Getting IRC working was a chore. ircII reportedly is too big to compile, so I aimed a little bit lower and tried to compile a one-file IRC client called TinyIRC on ftp.funet.fi. It compiled fine, but didn’t work on Libera. Protocol changes, I guess. I then decided to try smallirc, another one-file IRC client but with a few more bells and whistles. Same thing. Poking around I heard of a mythical smallirc 1.1 beta that worked fine on more modern (as of 1996 lmao) IRC servers. After spending several hours digging, I finally tracked down the accursed thing on a faraway corner of an FTP archive. Compiling it went without a hitch, but it still didn’t work. However, the error returned was different and it was a sign of a less egregious protocol drift. 5 minutes of hammering later and I had IRC! It’s fully functional for sending messages to a channel, and what more can you expect from a program that’s barely 1200 SLoC in C?

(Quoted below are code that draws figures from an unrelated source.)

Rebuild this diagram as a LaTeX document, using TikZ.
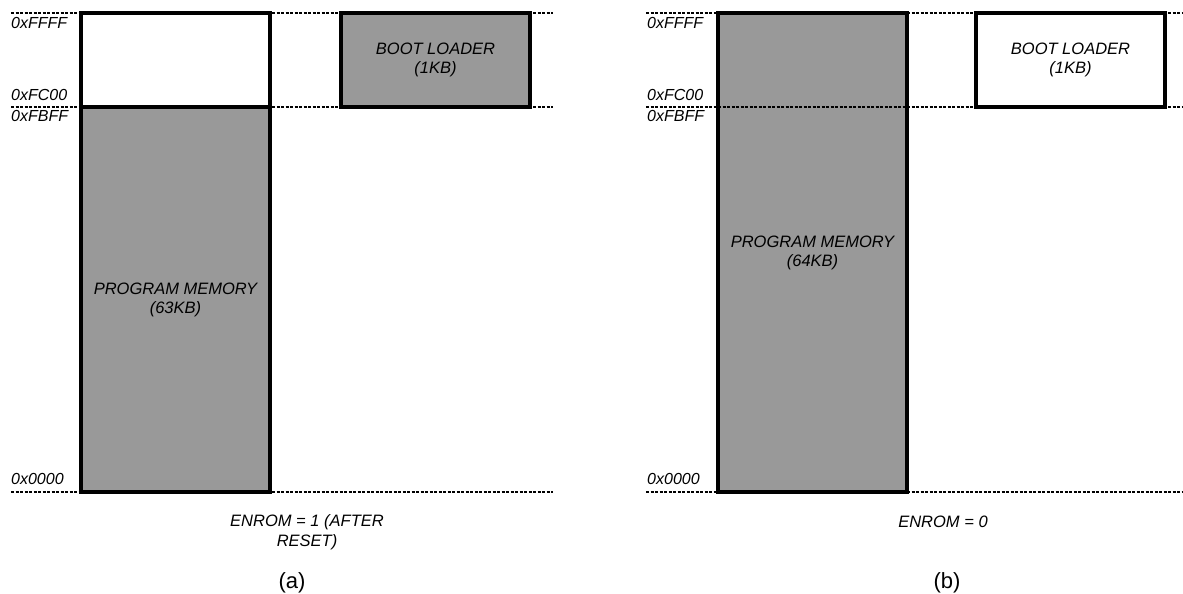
\documentclass[tikz,border=0pt]{standalone}
\usepackage{fontspec}
\setmainfont{Liberation Sans}
\usetikzlibrary{positioning}

\begin{document}
\begin{tikzpicture}[
    x=1pt, y=-1pt,
    mem/.style={rectangle, draw=black, line width=3.5pt, inner sep=0pt, outer sep=0pt, minimum width=189pt, align=center, anchor=north west, font=\fontsize{16.5}{19}\selectfont\itshape},
    used/.style={mem, fill=black!40},
    free/.style={mem, fill=white},
    guide/.style={draw=black, line width=2.8pt, dash pattern=on 3pt off 1.5pt},
    addr/.style={anchor=west, inner sep=0pt, font=\fontsize{16}{19}\selectfont\itshape},
    note/.style={align=center, inner sep=0pt, font=\fontsize{16.5}{20}\selectfont\itshape},
    tag/.style={inner sep=0pt, font=\fontsize{22}{25}\selectfont}
]
    \useasboundingbox (0,0) rectangle (1183,594);

    % (a) ENROM = 1
    \node [free, minimum height=94pt] (top1) at (81,13) {};
    \node [used, minimum height=385pt] (pm1) at (81,107) {PROGRAM MEMORY\\(63KB)};
    \node [used, minimum height=94pt] (bl1) at (341,13) {BOOT LOADER\\(1KB)};

    % (b) ENROM = 0
    \node [used, minimum height=479pt] (pm2) at (718,13) {PROGRAM MEMORY\\(64KB)};
    \node [free, minimum height=94pt] (bl2) at (976,13) {BOOT LOADER\\(1KB)};

    % address lines
    \foreach \y in {13,107,492} {
        \draw [guide] (11,\y) -- (553,\y);
        \draw [guide] (646,\y) -- (1183,\y);
    }

    % address labels
    \foreach \x/\p in {11/l, 647/r} {
        \node [addr] (ffff\p) at (\x,23) {0xFFFF};
        \node [addr] (fc00\p) at (\x,95) {0xFC00};
        \node [addr] (fbff\p) at (\x,116) {0xFBFF};
        \node [addr] (zero\p) at (\x,479) {0x0000};
    }

    \node [note] (en1) at (307,532) {ENROM = 1 (AFTER\\RESET)};
    \node [note] (en2) at (943,522) {ENROM = 0};
    \node [tag] (ta) at (292,583) {(a)};
    \node [tag] (tb) at (947,583) {(b)};
\end{tikzpicture}
\end{document}
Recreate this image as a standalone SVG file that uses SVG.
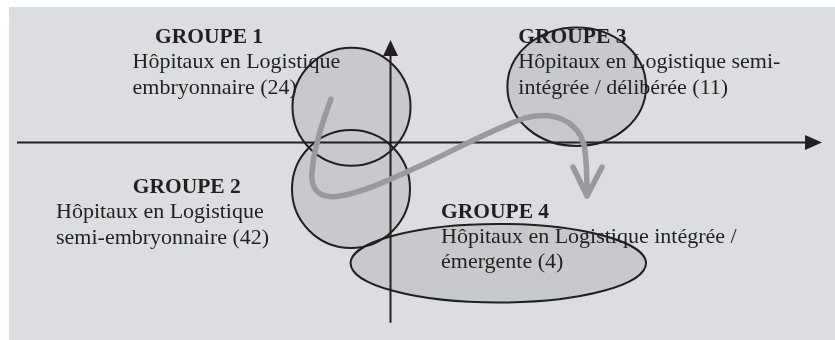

Then, I tried to get a kermit binary. After pasting a uuencoded binary, it crashed with a bad system call error. Damn it. I decided to shelve this and try and compile some software I could get off of FTP. So I took a crack at pdksh. Running configure worked fine, and then running make proceeded to core dump (I think it was a bus error?) so I decided to get a different make. Grabbing a version of GNU make that worked on 2.11BSD’s sister OS, 4.3BSD, started to compile and then failed with compiler errors pretty rapidly. Damn. I then decided to try and scrap using the BSD cc compiler and make a more compliant C compiler, gcc. It then failed to configure repeatedly with a completely baffling “no space” error. I don’t even get this one: There was still plenty of RAM, and plenty of disk space. So I said screw it and shelved it.
It didn’t help that most archives of comp.sources.unix are all gzipped now, which I also cannot compile on 2.11BSD! Didn’t stop me from trying though. I tried compiling gunzip to little success. Then I saw 4.3BSD-Quasijarus added a format of strong compressed archives to compress that was compatible with gzip. Trying to hack it to install on 2.11BSD was, however, a monumental waste of my time and a complete failure. Another several hours wasted. Then, an idea hit me. A very stupid one, that might just work.
I have networking, fully functional networking. And a recent patch on 2.11BSD added netcat. What if I send gzip over netcat to a server, which decompressed the archive and sent back the uncompressed data? And thus, the gzip server was born. I can now send gzip files over the network to the host machine, and a python script will decompress them and send them back! Finally! Gzip “on” 2.11BSD!
Now, I can gunzip any gzip archive I grab off of FTP! Success! I proceeded to then compile a forth interpreter and a few other things I grabbed off of comp.sources.unix. I also made a sed script to automatically remove the USENET message headers from files, those things can get pretty massive. Removing them with vi is just a pain.
Conclusion #
The system is still currently running with 4 users. I can now get old software to compile if its not too messsed up. It’s a very impressive system for what it is, and it’s probably the single most currently supported ancient UNIX around. I’m going to try and get ksh compiled and some other odds and ends. It’s a very quirky system, but that’s to be expected from a system shoved onto a PDP-11 with full networking, especially one that predates most of the common UNIX standards!